Indeed, what the Ball administration billed as "a vision for sustainability and growth" attracted far less review - from any quarter - than a bad Hollywood 'flick' even though our economic plot contains a thriller - with real lives at stake.

When leaders, municipal and provincial, marry myopia — blissfully content in their municipal thinking — and that is not to disparage municipal issues but to note the dismal funding prospects of rural services and the lack of awareness to that risk - the only possibility, even if unlikely, is that the public will assert themselves.

The people of rural NL will have to start very soon, and it may already be too late. They will have to inspire the people they elected, and insist that rural survivability is raised in their Council Chambers, and in the House of Assembly. 

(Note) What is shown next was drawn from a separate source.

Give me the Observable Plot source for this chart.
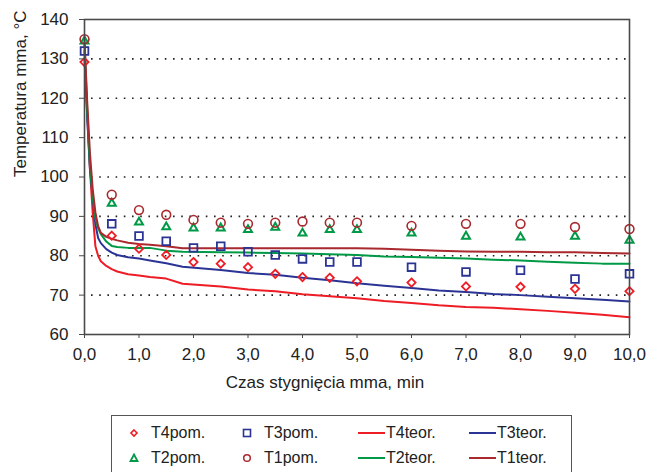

Rural voices needs to be organized. Rural needs able and articulate spokespersons - and the funding necessary to support the effort - to help formulate and influence public policies - not to maintain what they have now - it's too late for that - but to identify the practical building blocks of a sustaining rural economy in which "subsidization" and "compulsion" aren't the only watchwords. They need to discuss not only issues of infrastructure but deal with the thorny issues of labour, productivity, electricity and other input costs essential to commercial competitiveness - which is to say "jobs". They need to ask themselves, not just what the government is prepared to do but what they are prepared to change. 

I would make one suggestion. None of this is possible unless the public - especially the rural public - gets behind the need for a 'real' plan of fiscal sanity. Rural has to make the linkage between provincial deficit and debt and the sustainability of rural communities. It's as simple as that.

At the risk of seeming repetitive - if rural communities decide to come to their senses and take the first bold step, their public needs to remember that any solutions cannot include the status quo.